Packard has plenty of Late Model benchmarks on her resume already. Last season, she became the first female to start the ACT Invitational at New Hampshire Motor Speedway, and in early June this year she became the first woman to win a NASCAR Whelen All-American Series feature event at Canaan Fair Speedway.

Through the first three races of the four-race Vermont State Championship Series, Packard sits fourth with a season-best finish of seventh at Devil’s Bowl Speedway in West Haven, Vt. – a track very similar in configuration to Airborne.

“I think this is the biggest race I’ve been a part of so far. It’s crazy,” Packard said. “The big deal is that it’s a lot of money on the line. It’s a two-day weekend, and the schedule is crazy. So much stuff going on. Three 100-lap segments – it’s like having three races in one day. It’s literally like three races packed into one weekend.”
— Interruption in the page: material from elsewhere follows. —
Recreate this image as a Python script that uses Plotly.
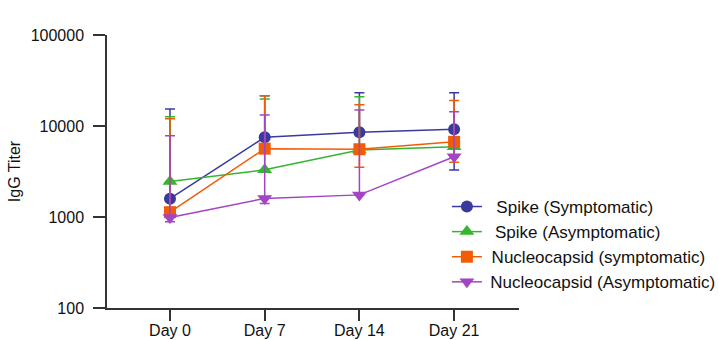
import plotly.graph_objects as go

days = ["Day 0", "Day 7", "Day 14", "Day 21"]

spike_sym = [1590, 7520, 8530, 9200]
spike_sym_hi = [15400, 21500, 23200, 23200]
spike_sym_lo = [1590, 7520, 8530, 3280]

spike_asym = [2450, 3300, 5450, 5900]
spike_asym_hi = [12600, 19800, 21000, 5900]
spike_asym_lo = [2450, 3300, 5450, 5900]

nuc_sym = [1130, 5640, 5550, 6700]
nuc_sym_hi = [12000, 21500, 17100, 19100]
nuc_sym_lo = [1130, 5640, 3520, 3990]

nuc_asym = [990, 1600, 1750, 4600]
nuc_asym_hi = [7820, 13200, 15000, 14300]
nuc_asym_lo = [887, 1410, 1750, 4600]

series = [
    ("\u00a0\u00a0Spike (Symptomatic)", spike_sym, spike_sym_hi, spike_sym_lo, "#3a3a9e", "circle", 12),
    ("\u00a0\u2009Spike (Asymptomatic)", spike_asym, spike_asym_hi, spike_asym_lo, "#33b52f", "triangle-up", 13),
    ("\u00a0Nucleocapsid (symptomatic)", nuc_sym, nuc_sym_hi, nuc_sym_lo, "#f25c05", "square", 12),
    ("\u2009Nucleocapsid (Asymptomatic)", nuc_asym, nuc_asym_hi, nuc_asym_lo, "#a244c4", "triangle-down", 13),
]

font = "Liberation Sans, Arial, sans-serif"
fig = go.Figure()
for i, (name, y, hi, lo, color, sym, size) in enumerate(series):
    fig.add_trace(go.Scatter(
        x=days, y=y, name=name, mode="lines+markers",
        line=dict(color=color, width=1.5),
        marker=dict(color=color, symbol=sym, size=size),
        legendgroup="g%d" % i,
        error_y=dict(type="data", symmetric=False,
                     array=[h - v for h, v in zip(hi, y)],
                     arrayminus=[v - l for v, l in zip(y, lo)],
                     color=color, thickness=1.5, width=5),
    ))

fig.update_layout(
    width=718, height=340,
    margin=dict(l=107, r=199, t=35, b=32, autoexpand=False),
    paper_bgcolor="white", plot_bgcolor="white",
    font=dict(family=font, size=16, color="#111"),
    showlegend=True,
    legend=dict(x=0.825, xanchor="left", y=0.436, yanchor="top",
                font=dict(size=17, family=font, color="#111"),
                bgcolor="rgba(0,0,0,0)", tracegroupgap=0,
                itemwidth=30),
    xaxis=dict(type="category", range=[-0.665, 3.685],
               showline=True, linecolor="#333", linewidth=1.5,
               ticks="outside", ticklen=11, tickwidth=1.5, tickcolor="#333",
               showgrid=False, zeroline=False, ticklabelstandoff=-4,
               tickfont=dict(size=16, family=font, color="#111")),
    yaxis=dict(type="log", range=[2, 5],
               tickvals=[100, 1000, 10000, 100000],
               ticktext=["100", "1000", "10000", "100000"],
               showline=True, linecolor="#333", linewidth=1.5,
               ticks="outside", ticklen=12, tickwidth=1.5, tickcolor="#333",
               showgrid=False, zeroline=False, ticklabelstandoff=6,
               tickfont=dict(size=16, family=font, color="#111"),
               title=dict(text="IgG Titer", standoff=6,
                          font=dict(size=16, family=font, color="#111"))),
)

fig.write_html("out.html")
Packard will be driving the No. 9x Northstar Fireworks/Berlin Optical Expressions Ford Fusion – a car that the driver and team are still getting accustomed to. This week, they tested the Ford at Devil’s Bowl in hopes of getting a little further ahead on the learning curve going into the International 500.

“I actually kind of like some of the things about it,” Packard said of the car, which debuted at Canaan earlier this season. “We still have a lot of learning to do with the chassis mostly. We were to the point with the other car that we knew it inside and out – but with the Ford, we’re still somewhat putting things in it and hoping and praying that it works the way we thought it would. I feel like we’ve done enough now where we’ve taken the time to figure out the adjustments to make.

“This weekend we’ll see if they put us in a good spot to be successful.”

There’s nothing Packard would like more than to collect the guaranteed $25,000 winner’s share this weekend.
“I’m super-excited about this weekend and really looking forward to it,” Packard said. “I went to my first Oxford 250 last year, and I was amazed at how big that was. But I think this is going to be bigger than the Oxford 250, I really do.”